Non lui giammai, perché localista come un tocco di formaggio pecorino. Quanto per gonfalonica gualdrappa che cela il pezzo grosso, il pelo luciccante del cavallo di razza, all’ippodromo della politica, c’è chi ha messo in vista l’affisso di Robertinho il Guiscardo, capocannoniere del centrismo al panzerotto di Cosenza doc, che sta affettato, nasale, compassato e dolce come un banco d’ortofrutta che si è fatto delicata canestra del Caravaggio a Montecitorio, alla destra del tavolo oratorio, dove troneggiano le due Madonne, neo star ceronate e ceronette dell’ultima Forza Italia calabrese.

Muliebris lacrima condimentum est malitiae? Così dice un antico proverbio che certo non si attaglia ai cortesi cerimonieri pitagorici, cavalieri d’altri tempi e nuovi galantuomini, che a scorrere la cronaca avrebbero fortemente voluto la ‘prima’ regionale del nuovo gruppo italico, con l’intento di far risorgere dalle sue stesse ceneri un centrodestra messo maluccio dopo l’era dei cinghialoni bianchi e del grande Peppe, con Don Chisciotte in gabbio e Sancho Pancia che spadroneggia tra Malta e Ganzirri.

Da sinistra: Antonio Caridi (di spalle), Peppe Scopelliti e Alberto Sarra

Finito Scopelliti, sconfitto e condannato per il clamoroso ammanco della suicida Fallara, arrestato il senatore Caridi che geme in carcere a Regina Coeli, dopo aver pronunciato un suo autodafè nell’aula di Palazzo Madama, fatto prigioniero il consigliere regionale ed ex assessore Nazzareno Salerno, con sullo sfondo gli arresti domiciliari di altri esponenti di spicco e padri nobili come Giovanni Bilardi, Luigi Fedele, la galera per Sante Zappalà, gli avanzi di giustizia di quel ceto politico sono alla ricerca di facce e debuttanti da lanciare nell’agone pungente, nell’ora d’aria rimasta per modificare l’inqualificabile immagine offerta al proprio elettorato.

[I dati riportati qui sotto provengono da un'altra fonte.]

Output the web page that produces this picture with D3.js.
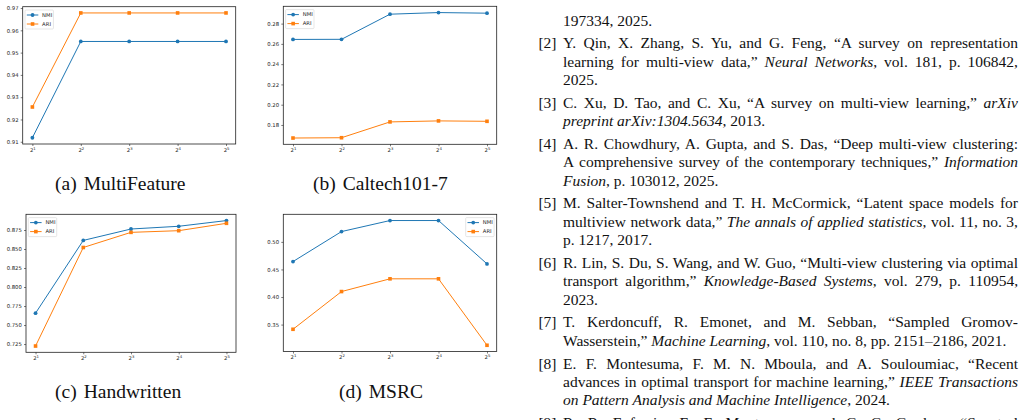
<!DOCTYPE html>
<html>
<head>
<meta charset="utf-8">
<script src="https://cdn.jsdelivr.net/npm/d3@7"></script>
<style>
  body { margin: 0; background: #fff; }
  svg { display: block; }
</style>
</head>
<body>
<svg id="page" width="1035" height="420"></svg>
<script>
// x axis: powers of two, only the exponent is stored
var exponents = [1, 2, 3, 4, 5];
var seriesNames = ["NMI", "ARI"];
var seriesColors = ["#1f77b4", "#ff7f0e"];

var multiFeatureNMI = [0.9118, 0.9550, 0.9550, 0.9550, 0.9550];
var multiFeatureARI = [0.9256, 0.9678, 0.9678, 0.9678, 0.9678];
var multiFeatureTicks = [0.91, 0.92, 0.93, 0.94, 0.95, 0.96, 0.97];

var caltechNMI = [0.2644, 0.2645, 0.2893, 0.2909, 0.2903];
var caltechARI = [0.1671, 0.1674, 0.1830, 0.1840, 0.1836];
var caltechTicks = [0.18, 0.20, 0.22, 0.24, 0.26, 0.28];

var handwrittenNMI = [0.7656, 0.8613, 0.8763, 0.8799, 0.8874];
var handwrittenARI = [0.7224, 0.8520, 0.8719, 0.8741, 0.8838];
var handwrittenTicks = [0.725, 0.750, 0.775, 0.800, 0.825, 0.850, 0.875];

var msrcNMI = [0.4643, 0.5187, 0.5387, 0.5387, 0.4601];
var msrcARI = [0.3415, 0.4099, 0.4330, 0.4330, 0.3125];
var msrcTicks = [0.35, 0.40, 0.45, 0.50];

// reference list on the right, *...* marks italics
var refLabels = ["", "[2]", "[3]", "[4]", "[5]", "[6]", "[7]", "[8]", "[9]"];
var refLines = [
  ["197334, 2025."],
  ["Y. Qin, X. Zhang, S. Yu, and G. Feng, \u201cA survey on representation",
   "learning for multi-view data,\u201d *Neural Networks*, vol. 181, p. 106842,",
   "2025."],
  ["C. Xu, D. Tao, and C. Xu, \u201cA survey on multi-view learning,\u201d *arXiv*",
   "*preprint arXiv:1304.5634*, 2013."],
  ["A. R. Chowdhury, A. Gupta, and S. Das, \u201cDeep multi-view clustering:",
   "A comprehensive survey of the contemporary techniques,\u201d *Information*",
   "*Fusion*, p. 103012, 2025."],
  ["M. Salter-Townshend and T. H. McCormick, \u201cLatent space models for",
   "multiview network data,\u201d *The annals of applied statistics*, vol. 11, no. 3,",
   "p. 1217, 2017."],
  ["R. Lin, S. Du, S. Wang, and W. Guo, \u201cMulti-view clustering via optimal",
   "transport algorithm,\u201d *Knowledge-Based Systems*, vol. 279, p. 110954,",
   "2023."],
  ["T. Kerdoncuff, R. Emonet, and M. Sebban, \u201cSampled Gromov-",
   "Wasserstein,\u201d *Machine Learning*, vol. 110, no. 8, pp. 2151\u20132186, 2021."],
  ["E. F. Montesuma, F. M. N. Mboula, and A. Souloumiac, \u201cRecent",
   "advances in optimal transport for machine learning,\u201d *IEEE Transactions*",
   "*on Pattern Analysis and Machine Intelligence*, 2024."],
  ["R. R. Eufrasio, E. F. Montesuma, and C. C. Gardner, \u201cSpectral"]
];

var panels = [
  {label: "(a)", name: "MultiFeature", nmi: multiFeatureNMI, ari: multiFeatureARI, ticks: multiFeatureTicks, fmt: ".2f",
   left: 22.7, right: 235.7, top: 6.7, bottom: 144, legend: "left", capX: 55, capY: 190},
  {label: "(b)", name: "Caltech101-7", nmi: caltechNMI, ari: caltechARI, ticks: caltechTicks, fmt: ".2f",
   left: 283.3, right: 496.7, top: 6.3, bottom: 144.3, legend: "left", capX: 313, capY: 190},
  {label: "(c)", name: "Handwritten", nmi: handwrittenNMI, ari: handwrittenARI, ticks: handwrittenTicks, fmt: ".3f",
   left: 26, right: 236, top: 214.3, bottom: 352.3, legend: "left", capX: 55, capY: 398},
  {label: "(d)", name: "MSRC", nmi: msrcNMI, ari: msrcARI, ticks: msrcTicks, fmt: ".2f",
   left: 283.3, right: 496.7, top: 214.3, bottom: 351.5, legend: "right", capX: 339, capY: 398}
];

var svg = d3.select("#page");
var fs = 5.3; // figure font size after the figure was shrunk into the page
var serif = "'Liberation Serif', 'Times New Roman', serif";

function drawPanel(p) {
  var g = svg.append("g");
  var all = p.nmi.concat(p.ari);
  var lo = d3.min(all), hi = d3.max(all), pad = (hi - lo) * 0.05;
  var x = d3.scaleLinear().domain([-0.2, exponents.length - 0.8]).range([p.left, p.right]);
  var y = d3.scaleLinear().domain([lo - pad, hi + pad]).range([p.bottom, p.top]);

  var yAxis = g.append("g")
    .attr("transform", "translate(" + p.left + ",0)")
    .call(d3.axisLeft(y).tickValues(p.ticks).tickFormat(d3.format(p.fmt)).tickSize(2).tickSizeOuter(0).tickPadding(2.2));
  var xAxis = g.append("g")
    .attr("transform", "translate(0," + p.bottom + ")")
    .call(d3.axisBottom(x).tickValues(d3.range(exponents.length)).tickFormat(function () { return ""; })
      .tickSize(2).tickSizeOuter(0).tickPadding(2));
  xAxis.selectAll(".tick text").each(function (d) {
    var t = d3.select(this);
    t.append("tspan").text("2");
    t.append("tspan").attr("dy", -2).attr("font-size", 3.8).text(exponents[d]);
  });
  [yAxis, xAxis].forEach(function (a) {
    a.select(".domain").remove();
    a.selectAll("text").attr("font-family", "DejaVu Sans").attr("font-size", fs).attr("fill", "#222");
    a.selectAll("line").attr("stroke", "#222").attr("stroke-width", 0.6);
  });

  var line = d3.line().x(function (d, i) { return x(i); }).y(function (d) { return y(d); });
  [p.nmi, p.ari].forEach(function (vals, k) {
    g.append("path").datum(vals)
      .attr("d", line).attr("fill", "none")
      .attr("stroke", seriesColors[k]).attr("stroke-width", 1);
    var pts = g.append("g").attr("fill", seriesColors[k]).selectAll("*").data(vals).enter();
    if (k === 0) {
      pts.append("circle").attr("cx", function (d, i) { return x(i); }).attr("cy", y).attr("r", 1.9);
    } else {
      pts.append("rect").attr("x", function (d, i) { return x(i) - 1.8; })
        .attr("y", function (d) { return y(d) - 1.8; }).attr("width", 3.6).attr("height", 3.6);
    }
  });

  g.append("rect")
    .attr("x", p.left).attr("y", p.top)
    .attr("width", p.right - p.left).attr("height", p.bottom - p.top)
    .attr("fill", "none").attr("stroke", "#222").attr("stroke-width", 0.8);

  // legend
  var leg = g.append("g");
  var box = leg.append("rect").attr("fill", "#fff").attr("fill-opacity", 0.8)
    .attr("stroke", "#ccc").attr("stroke-width", 0.5).attr("rx", 1).attr("ry", 1);
  var rows = leg.selectAll("g.row").data(seriesNames).enter().append("g")
    .attr("transform", function (d, i) { return "translate(0," + (i * 9) + ")"; });
  rows.append("line").attr("x1", 0).attr("x2", 11.5).attr("y1", 0).attr("y2", 0)
    .attr("stroke", function (d, i) { return seriesColors[i]; }).attr("stroke-width", 1);
  rows.each(function (d, i) {
    var r = d3.select(this);
    if (i === 0) r.append("circle").attr("cx", 5.75).attr("cy", 0).attr("r", 1.9).attr("fill", seriesColors[0]);
    else r.append("rect").attr("x", 3.95).attr("y", -1.8).attr("width", 3.6).attr("height", 3.6).attr("fill", seriesColors[1]);
  });
  var labels = rows.append("text").attr("x", 15.3).attr("dy", "0.35em")
    .attr("font-family", "DejaVu Sans").attr("font-size", fs).attr("fill", "#222")
    .text(function (d) { return d; });
  var tw = d3.max(labels.nodes(), function (n) { return n.getComputedTextLength(); });
  var bw = 15.3 + tw + 3, bh = 19;
  box.attr("x", -1.8).attr("y", -5).attr("width", bw).attr("height", bh);
  var lx = p.legend === "left" ? p.left + 4.1 : p.right - 2.6 - bw + 1.8;
  leg.attr("transform", "translate(" + lx + "," + (p.top + 8.3) + ")");

  // caption
  var cap = svg.append("text").attr("x", p.capX).attr("y", p.capY)
    .attr("font-family", serif).attr("font-size", 19.5).attr("fill", "#111");
  cap.append("tspan").text(p.label);
  cap.append("tspan").attr("dx", 7).text(p.name);
}

panels.forEach(drawPanel);

// reference column
var textLeft = 563, textRight = 1018, labelRight = 556.5;
var lineStep = 18.4, entryGap = 22.7, yPos = 25.6;
var refs = svg.append("g").attr("font-family", serif).attr("font-size", 15.5).attr("fill", "#111");
refLines.forEach(function (entry, e) {
  if (e > 0) yPos += entryGap - lineStep;
  if (refLabels[e]) {
    refs.append("text").attr("x", labelRight).attr("y", yPos).attr("text-anchor", "end").text(refLabels[e]);
  }
  entry.forEach(function (str, k) {
    var t = refs.append("text").attr("x", textLeft).attr("y", yPos);
    str.split("*").forEach(function (seg, s) {
      if (seg.length) t.append("tspan").attr("font-style", s % 2 ? "italic" : "normal").text(seg);
    });
    var last = k === entry.length - 1 && e < refLines.length - 1;
    if (!last) {
      var w = t.node().getComputedTextLength();
      var n = (str.match(/ /g) || []).length;
      if (n > 0 && w < textRight - textLeft) t.style("word-spacing", ((textRight - textLeft - w) / n) + "px");
    }
    yPos += lineStep;
  });
});
</script>
</body>
</html>
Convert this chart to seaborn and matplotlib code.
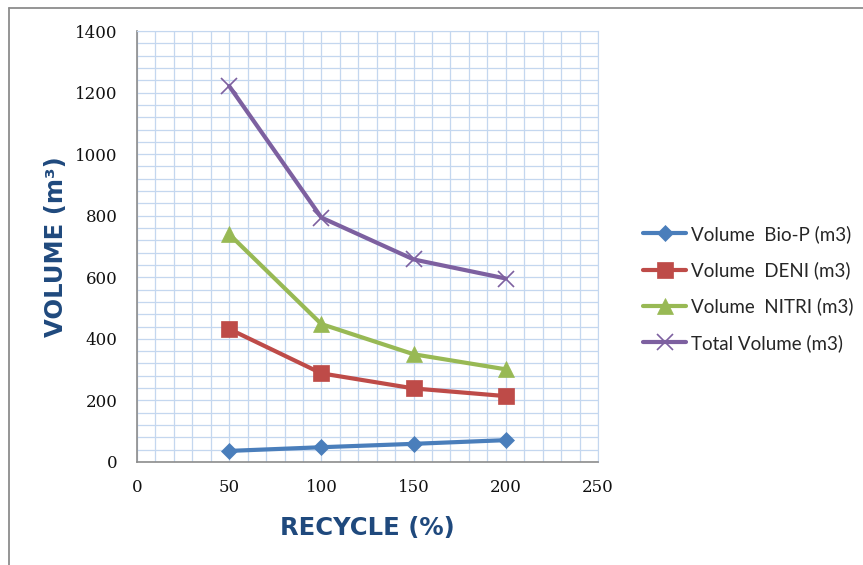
import matplotlib
matplotlib.use("Agg")
import matplotlib.pyplot as plt
from matplotlib.lines import Line2D
from matplotlib.ticker import MultipleLocator
import pandas as pd
import seaborn as sns

# Recycle ratio (%) and reactor volumes (m3)
recycle = [50, 100, 150, 200]
vol_biop = [36, 48, 59, 71]
vol_deni = [432, 288, 239, 214]
vol_nitri = [740, 448, 350, 301]
vol_total = [1221, 794, 658, 596]

series_names = ["Volume  Bio-P (m3)", "Volume  DENI (m3)",
                "Volume  NITRI (m3)", "Total Volume (m3)"]
series_values = [vol_biop, vol_deni, vol_nitri, vol_total]
colors = ["#4A7EBB", "#BE4B48", "#98B954", "#7D60A0"]
markers = ["D", "s", "^", "x"]
marker_sizes = [8, 11, 11, 11]

x_ticks = [0, 50, 100, 150, 200, 250]
y_ticks = [0, 200, 400, 600, 800, 1000, 1200, 1400]

sns.set_style("white")

fig = plt.figure(figsize=(8.63, 5.65), dpi=100)
ax = fig.add_axes([137 / 863, 1 - 462 / 565, (598 - 137) / 863, (462 - 31) / 565])

# Outer chart frame
fig.add_artist(Line2D([9 / 863, 9 / 863], [0, 1 - 8 / 565], color="#8C8C8C", lw=1.3))
fig.add_artist(Line2D([9 / 863, 1], [1 - 8 / 565, 1 - 8 / 565], color="#8C8C8C", lw=1.3))

for name, vals, c, m, ms in zip(series_names, series_values, colors, markers, marker_sizes):
    df = pd.DataFrame({"recycle": recycle, "volume": vals})
    sns.lineplot(data=df, x="recycle", y="volume", ax=ax, color=c, lw=3,
                 marker=m, markersize=ms, markeredgecolor=c,
                 markeredgewidth=1.2 if m == "x" else 0.5, label=name, zorder=3)

ax.set_xlim(0, 250)
ax.set_ylim(0, 1400)
ax.set_xticks(x_ticks)
ax.set_yticks(y_ticks)
ax.xaxis.set_minor_locator(MultipleLocator(10))
ax.yaxis.set_minor_locator(MultipleLocator(40))
ax.grid(True, which="both", color="#C4D7EF", lw=0.9)
ax.set_axisbelow(True)

for side in ["top", "right"]:
    ax.spines[side].set_color("#C4D7EF")
for side in ["left", "bottom"]:
    ax.spines[side].set_color("#8C8C8C")
    ax.spines[side].set_linewidth(1.2)

ax.tick_params(axis="both", which="both", length=0)
ax.tick_params(axis="y", pad=14)
ax.tick_params(axis="x", pad=12)
for lbl in ax.get_xticklabels() + ax.get_yticklabels():
    lbl.set_fontfamily("DejaVu Serif")
    lbl.set_fontsize(12)
    lbl.set_color("#111111")

ax.set_xlabel("RECYCLE (%)", fontsize=17.5, fontweight="bold", color="#1F497D",
              family="DejaVu Sans", labelpad=15)
ax.set_ylabel("VOLUME (m³)", fontsize=17.5, fontweight="bold", color="#1F497D",
              family="DejaVu Sans", labelpad=5)

leg = ax.legend(loc="upper left", bbox_to_anchor=(643 / 863, 1 - 225 / 565),
                bbox_transform=fig.transFigure, frameon=False, borderpad=0,
                borderaxespad=0, prop={"family": "Lato", "size": 13.5},
                handlelength=2.3, handletextpad=0.25, labelspacing=0.98)

fig.savefig("out.png", dpi=100, facecolor="white")
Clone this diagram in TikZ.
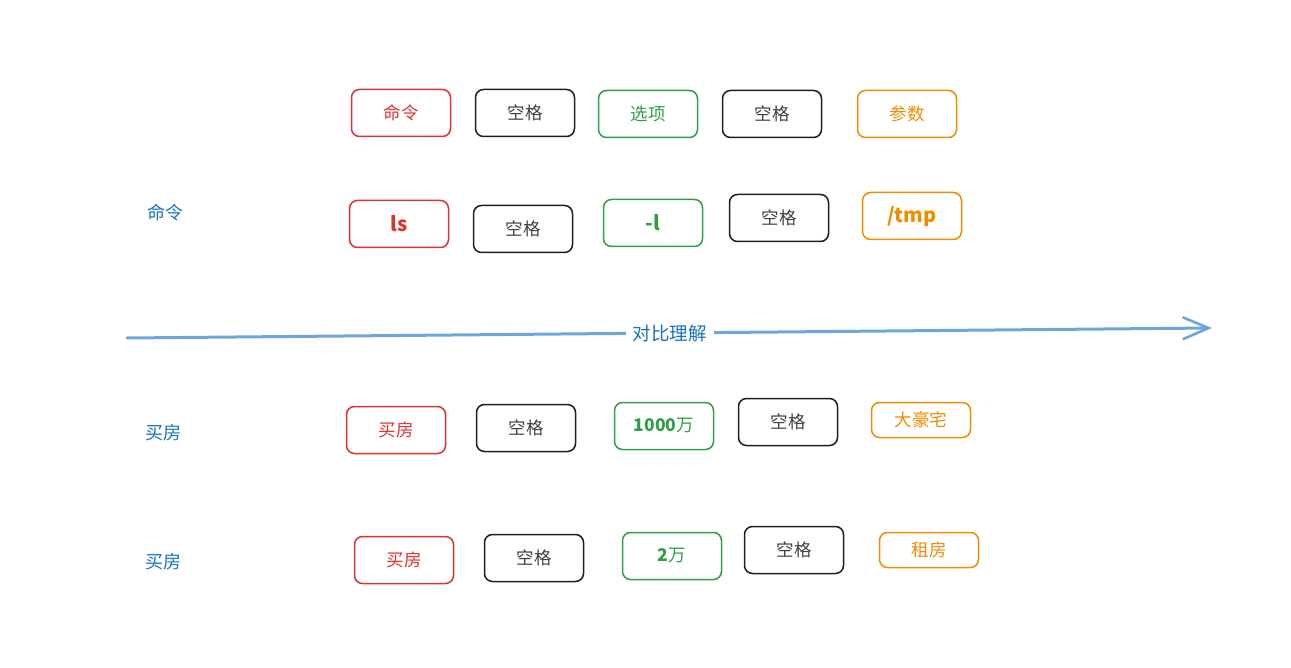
\documentclass[tikz,border=0pt]{standalone}
\usepackage{fontspec}
\setmainfont{Noto Sans CJK SC}
\usepackage{tikz}
\usetikzlibrary{positioning,arrows.meta}
\definecolor{cmdred}{RGB}{224,49,49}
\definecolor{spcblack}{RGB}{30,30,30}
\definecolor{optgreen}{RGB}{47,158,68}
\definecolor{argorange}{RGB}{240,140,0}
\definecolor{lblblue}{RGB}{25,113,194}
\definecolor{lineblue}{RGB}{110,165,218}
\tikzset{
  wordbox/.style={draw,rounded corners=8pt,line width=1.5pt,minimum width=99pt,
    minimum height=47pt,inner sep=2pt,font=\fontsize{17.5}{19}\selectfont},
  cmdbox/.style={wordbox,draw=cmdred,text=cmdred},
  spcbox/.style={wordbox,draw=spcblack,text=spcblack!85},
  optbox/.style={wordbox,draw=optgreen,text=optgreen},
  argbox/.style={wordbox,draw=argorange,text=argorange},
  rowlbl/.style={text=lblblue,font=\fontsize{18}{20}\selectfont},
  cmpline/.style={draw=lineblue,line width=3pt,line cap=round,
    -{Straight Barb[length=26pt,width=22pt,line width=2.6pt]}},
  cmplbl/.style={fill=white,text=lblblue,inner sep=7pt,font=\fontsize{18.5}{20}\selectfont},
}
\begin{document}
\begin{tikzpicture}[x=1pt,y=-1pt]
  \useasboundingbox (0,0) rectangle (1291,668);
  % syntax row
  \node[cmdbox] (synCmd) at (401,113) {命令};
  \node[spcbox] (synSp1) at (525,113) {空格};
  \node[optbox] (synOpt) at (648,114) {选项};
  \node[spcbox] (synSp2) at (772,114) {空格};
  \node[argbox] (synArg) at (907,114) {参数};
  % ls example
  \node[rowlbl] (lsLbl) at (165,213) {命令};
  \node[cmdbox,font=\fontsize{20}{22}\selectfont\bfseries] (lsCmd) at (399,224) {ls};
  \node[spcbox] (lsSp1) at (523,229) {空格};
  \node[optbox,font=\fontsize{20}{22}\selectfont\bfseries] (lsOpt) at (653,223) {-l};
  \node[spcbox] (lsSp2) at (779,218) {空格};
  \node[argbox,font=\fontsize{20}{22}\selectfont\bfseries] (lsArg) at (912,216) {/tmp};
  % divider
  \coordinate (cmpL) at (127,338);
  \coordinate (cmpR) at (1212,328);
  \draw[cmpline] (cmpL) -- node[cmplbl] (cmpTxt) {对比理解} (cmpR);
  % rich buyer
  \node[rowlbl] (richLbl) at (163,433) {买房};
  \node[cmdbox] (richCmd) at (396,430) {买房};
  \node[spcbox] (richSp1) at (526,428) {空格};
  \node[optbox] (richOpt) at (664,426) {\textbf{1000}万};
  \node[spcbox] (richSp2) at (788,422) {空格};
  \node[argbox,minimum height=35pt] (richArg) at (921,420) {大豪宅};
  % poor buyer
  \node[rowlbl] (poorLbl) at (163,562) {买房};
  \node[cmdbox] (poorCmd) at (404,560) {买房};
  \node[spcbox] (poorSp1) at (534,558) {空格};
  \node[optbox] (poorOpt) at (672,556) {\textbf{2}万};
  \node[spcbox] (poorSp2) at (794,550) {空格};
  \node[argbox,minimum height=35pt] (poorArg) at (929,550) {租房};
\end{tikzpicture}
\end{document}
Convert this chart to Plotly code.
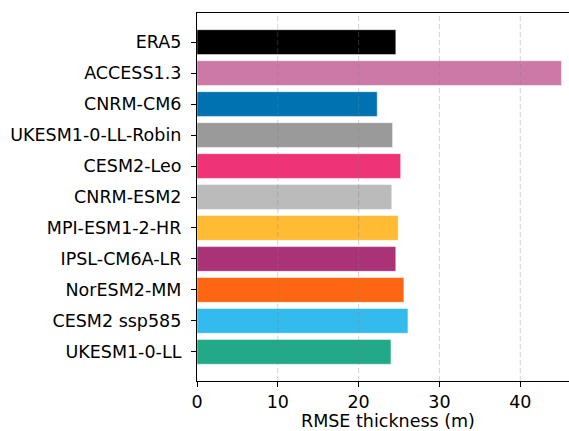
import plotly.graph_objects as go

# Model names, top to bottom
models = [
    "ERA5", "ACCESS1.3", "CNRM-CM6", "UKESM1-0-LL-Robin", "CESM2-Leo",
    "CNRM-ESM2", "MPI-ESM1-2-HR", "IPSL-CM6A-LR", "NorESM2-MM",
    "CESM2 ssp585", "UKESM1-0-LL",
]
# RMSE of thickness (m)
rmse = [24.6, 45.1, 22.3, 24.2, 25.2, 24.1, 24.9, 24.6, 25.6, 26.1, 24.0]
colors = [
    "#000000", "#CC79A7", "#0072B2", "#9A9A9A", "#EE3377", "#BBBBBB",
    "#FFBB33", "#AA3377", "#FF6611", "#33BBEE", "#22AA88",
]
x_ticks = [0, 10, 20, 30, 40]
x_max = 46.03

fig = go.Figure(
    go.Bar(
        x=rmse,
        y=list(range(len(models))),
        orientation="h",
        marker=dict(color=colors, line=dict(color="rgba(255,255,255,0.6)", width=0.8)),
        width=0.8,
    )
)

# dashed vertical grid drawn on top of the bars
for t in x_ticks[1:]:
    fig.add_shape(
        type="line", xref="x", yref="paper", x0=t, x1=t, y0=0, y1=1,
        line=dict(color="rgba(128,128,128,0.35)", width=1, dash="5px,3px"),
        layer="above",
    )

font = dict(family="DejaVu Sans", size=17.5, color="black")

# x-axis title, centred on the full (partly clipped) axis span
fig.add_annotation(
    text="RMSE thickness (m)", xref="paper", yref="paper",
    x=0.5134, y=-0.108, xanchor="center", yanchor="middle",
    showarrow=False, font=font,
)

fig.update_layout(
    width=569, height=431,
    margin=dict(l=197, r=0, t=13, b=50),
    plot_bgcolor="white", paper_bgcolor="white",
    showlegend=False,
    font=font,
    xaxis=dict(
        range=[0, x_max], tickvals=x_ticks, ticktext=[str(t) for t in x_ticks],
        showgrid=False, zeroline=False,
        showline=True, linecolor="black", linewidth=1.2, mirror=True,
        ticks="outside", ticklen=5, tickcolor="black", tickwidth=1,
        tickfont=font,
    ),
    yaxis=dict(
        range=[10.94, -0.94],
        tickvals=list(range(len(models))), ticktext=models,
        showgrid=False, zeroline=False,
        showline=True, linecolor="black", linewidth=1.2,
        ticks="outside", ticklen=5, tickcolor="black", tickwidth=1,
        tickfont=font, ticklabelstandoff=6,
    ),
)

fig.write_html("out.html")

Con simile pedigree il debutto avvenuto nella città di Crotone, dove le due madame virtuose, armate di un vocabolario politico molto agè e anacronistico, hanno consegnato i sigilli berlusconiani ai due più importanti appaltatori dell’Eni in tutto il Mezzogiorno, Antonio Argentieri Piuma e Sergio Torromino, è già tutto in salita. L’orda dei furbetti del cadreghino è in rapida mutazione primaverile.

Conoscendo lo stile casa e bottega dei due noti imprenditori crotonesi, gli stessi che nemmeno qualche settimana, erano accorsi ad una convention in sala aereoporto di Lamezia, e avevano pubblicamente aderito al raggruppamento fratricida e separatista che fa capo al ‘pugliese’ Fitto, molti si sono chiesti, tra squinci e linci, mentre i soliti facevano i nesci, se magari si è pattuita, col contratto alla vespa, qualche candidatura per le regionali, si interrogavano che pensare di questa improvvisa discesa in campo, dopo che pure Berlusconi ha lasciato il Milan ai cinesi e Dorina Bianchi a Dario Franceschini. Sotto a chi tocca tra le Tre Elle: Sergio Torromino, Antonio Argentieri o qualcun altro/a?

Le due icone sembravano, incastonate tra Occhiuto e Magno, un bel quadretto, il ritrattino remake delle famose sorelle Margarone in gran gala, svolazzanti di piume di stato, nastri da tagliare, tutte che cicalavano davanti al microfono della tv, dandosi un gran da fare per illustrare i propri ‘occhiuti’ propositi.

E a Catanzaro che si pensa? Mica sulla bella soma dell’ancestrale Abramo si sale e scende a scrocco come i portoghesi sulla Funicolare tra Sala e Piazza Roma?